Enfin, dans sa palette pour restaurer le pouvoir d'achat des Français, Marine Le Pen propose de "sortir du marché de l'électricité", en dehors duquel "nous aurions un prix de l'électricité plus bas", a-t-elle récemment assuré sur FranceInfo. Autrement dit, elle entend tout bonnement se couper du système d'interconnexion européen, afin de profiter du mix électrique largement décarboné et plutôt bon marché de l'Hexagone. Mais cette option est loin de régler un problème aussi complexe.
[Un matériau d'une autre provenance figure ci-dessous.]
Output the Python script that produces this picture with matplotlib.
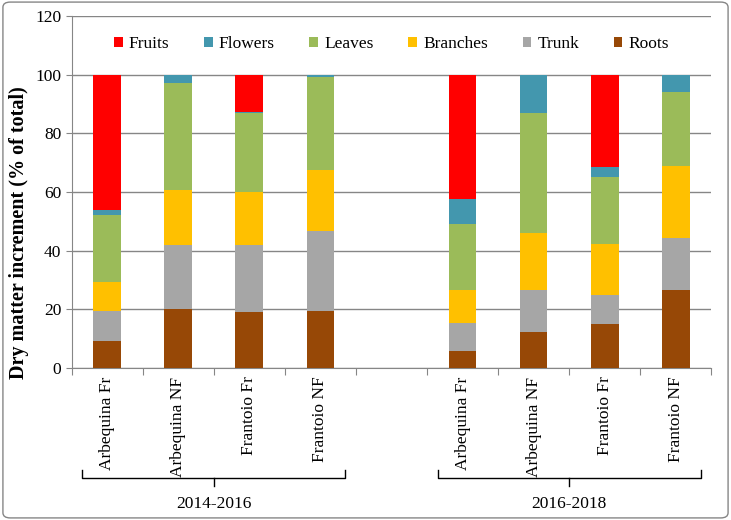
import matplotlib
matplotlib.use("Agg")
import matplotlib.pyplot as plt
from matplotlib.patches import FancyBboxPatch
import matplotlib.transforms as mtransforms
import numpy as np

# ---- data ----
labels = ["Arbequina Fr", "Arbequina NF", "Frantoio Fr", "Frantoio NF",
          "Arbequina Fr", "Arbequina NF", "Frantoio Fr", "Frantoio NF"]
periods = ["2014-2016", "2016-2018"]
roots    = [9.2, 20.1, 19.1, 19.4, 5.7, 12.4, 15.2, 26.6]
trunk    = [10.2, 21.8, 22.8, 27.5, 9.8, 14.4, 9.8, 17.8]
branches = [9.9, 18.8, 18.1, 20.8, 11.3, 19.3, 17.4, 24.5]
leaves   = [22.9, 36.6, 27.0, 31.6, 22.5, 40.9, 22.8, 25.3]
flowers  = [1.7, 2.7, 0.4, 0.7, 8.2, 13.0, 3.4, 5.8]
fruits   = [46.1, 0.0, 12.6, 0.0, 42.5, 0.0, 31.4, 0.0]

series_names = ["Roots", "Trunk", "Branches", "Leaves", "Flowers", "Fruits"]
series_vals = [roots, trunk, branches, leaves, flowers, fruits]
colors = {"Fruits": "#FF0000", "Flowers": "#4397AE", "Leaves": "#9BBB59",
          "Branches": "#FFC000", "Trunk": "#A6A6A6", "Roots": "#974806"}

plt.rcParams['font.family'] = ['Liberation Serif', 'DejaVu Serif']

fig = plt.figure(figsize=(7.31, 5.2), dpi=100)
ax = fig.add_axes([0.098, 0.292, 0.875, 0.677])

# positions: 4 bars, gap slot, 4 bars
pos = np.array([0, 1, 2, 3, 5, 6, 7, 8])
bottom = np.zeros(len(labels))
handles = {}
for name, vals in zip(series_names, series_vals):
    vals = np.array(vals)
    b = ax.bar(pos, vals, width=0.39, bottom=bottom, color=colors[name],
               edgecolor='none', label=name, zorder=3)
    handles[name] = b
    bottom += vals

ax.set_ylim(0, 120)
ax.set_xlim(-0.5, 8.5)
ax.set_yticks(np.arange(0, 121, 20))
ax.tick_params(axis='y', labelsize=12.5, length=4, color='#868686')
ax.yaxis.grid(True, color='#868686', linewidth=1.0, zorder=0)
ax.set_axisbelow(True)

ax.set_xticks(np.arange(-0.5, 9, 1))
ax.set_xticklabels([])
ax.tick_params(axis='x', which='major', length=5, color='#868686')
ax.set_xticks(pos, minor=True)
ax.set_xticklabels(labels, minor=True, rotation=90, fontsize=12.5)
ax.tick_params(axis='x', which='minor', length=0, pad=6)

for s in ['top', 'right']:
    ax.spines[s].set_visible(False)
for s in ['left', 'bottom']:
    ax.spines[s].set_color('#868686')

ax.set_ylabel("Dry matter increment (% of total)", fontsize=14.5,
              fontweight='bold')
ax.yaxis.set_label_coords(-0.066, 0.385)

order = ["Fruits", "Flowers", "Leaves", "Branches", "Trunk", "Roots"]
ax.legend([handles[n] for n in order], order, loc='center',
          bbox_to_anchor=(0.5, 0.92), ncol=6, frameon=False, fontsize=12.5,
          handlelength=0.5, handleheight=0.5, handletextpad=0.35,
          columnspacing=2.0)

# brackets
trans = mtransforms.blended_transform_factory(ax.transData, ax.transAxes)
groups = [pos[:4], pos[4:]]
for per, g in zip(periods, groups):
    x0, x1 = g.min() - 0.35, g.max() + 0.35
    xc = (g.min() + g.max()) / 2
    yb, ye, yt = -0.312, -0.29, -0.335
    ax.plot([x0, x0, x1, x1], [ye, yb, yb, ye], color='black', lw=1.0,
            transform=trans, clip_on=False)
    ax.plot([xc, xc], [yb, yt], color='black', lw=1.0, transform=trans,
            clip_on=False)
    ax.text(xc, -0.385, per, transform=trans, ha='center', va='center',
            fontsize=12.5)

# outer frame
frame = FancyBboxPatch((0.004, 0.004), 0.992, 0.992,
                       boxstyle="round,pad=0,rounding_size=0.01",
                       transform=fig.transFigure, facecolor='none',
                       edgecolor='#868686', linewidth=1.0)
fig.patches.append(frame)

fig.savefig("out.png", dpi=100)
Car si la France continue d'exporter une bonne partie de son électricité, elle a besoin de faire appel à l'étranger à certaines heures de la journée, lors des périodes de pointe. L'épisode du 4 avril dernier a d'ailleurs montré l'étendue de la dépendance de l'Hexagone à ses voisins en la matière, puisque le prix au MWh est monté pendant quelques heures à 3000 euros, contre 300 euros en moyenne dans les autres Etats membres, à cause notamment du manque de disponibilité du parc nucléaire. "A ce moment, on était bien contents de pouvoir importer", souligne Patrice Geoffron.
Efficacité énergétique : la grande oubliée
Enfin, Marine Le Pen explique vouloir suivre "la voie française pour atteindre l'objectif de l'Accord de Paris", c'est-à-dire limiter le réchauffement climatique à 1,5°C par rapport à l'ère préindustrielle. Mais la finaliste à l'élection présidentielle concentre son discours sur la production électrique, déjà largement décarbonée. Or, en France, la marge de manœuvre pour diminuer les émissions de CO2 (principales responsables du changement climatique) se situe ailleurs, notamment dans les bâtiments. Avec 26% des émissions en France, c'est le deuxième secteur le plus émetteur, après celui des transports. Dans ce contexte, la rénovation des logements-passoires thermiques constitue un véritable levier pour faire diminuer les émissions, en même temps que les charges (électricité, fioul et gaz). Dans son programme, Marine Le Pen n'y fait pourtant pas du tout référence.
Pis, interrogée par l'Amorce, une association de collectivités territoriales, Marine Le Pen a déclaré être opposée à l'interdiction progressive des passoires thermiques à partir de 2025, relève Terra Nova. "Revenir sur cette interdiction progressive, qui vise exclusivement les propriétaires bailleurs et qui commencerait par des gels de loyers, revient à envoyer un très mauvais signal : les rénovations seraient facultatives...", regrette le groupe de réflexion. La candidate d'extrême droite s'était également prononcée en 2020 contre l'interdiction d'installer des nouvelles chaudières au fioul, prévue à partir de 2022.